Other than developing proposals for a “six-year schedule” to increase wages, this is a recognition that wages have been depressed, and there also needs to be a counter fact-finding investigation to identify the factors behind the wage stagnation over the last two decades, and to develop regulatory and institutional mechanisms to plug the loopholes that enabled the stagnation.
If the PWM changes become an episode of papering over the subsistence wage stagnation over the last two decades, it not only prevents past mistakes from being publicly acknowledged and addressed, it also allows perpetrators of wage theft to be let off and for the mistakes to be repeated.
This move also comes in the footsteps of concerted efforts by the opposition to advocate for the implementation of a national minimum wage in Singapore to protect workers. Without pressure from the opposition, the latest PWM proposal move might not have occurred.
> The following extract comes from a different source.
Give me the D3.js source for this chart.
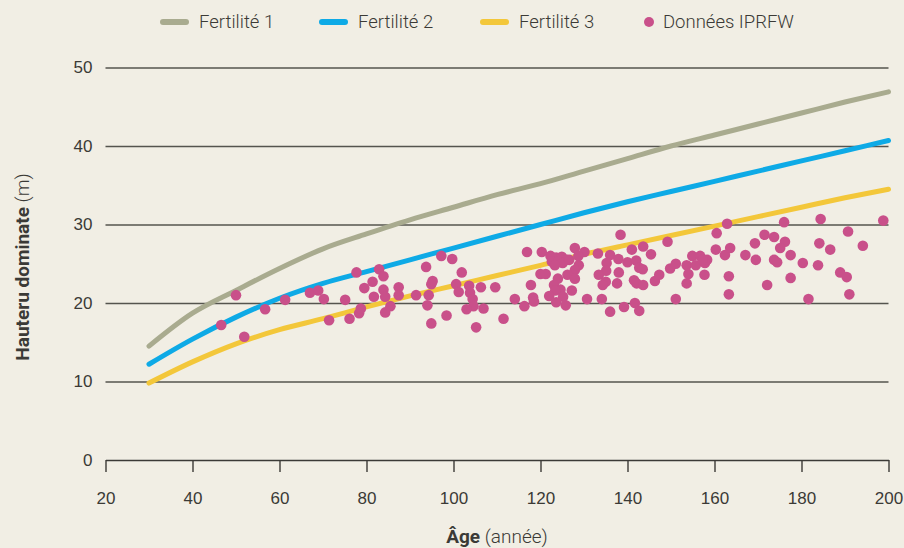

This is a reminder that in spite of minimum wages being implemented in specific industries, there are industries which are still not covered by the PWM, which continues to leave low-income workers vulnerable to poverty without the enactment of a national minimum wage.
In the end, while the PWM is a long overdue move by the government — over two decades late — it still does not do enough to bridge the gap with the cost of living in Singapore.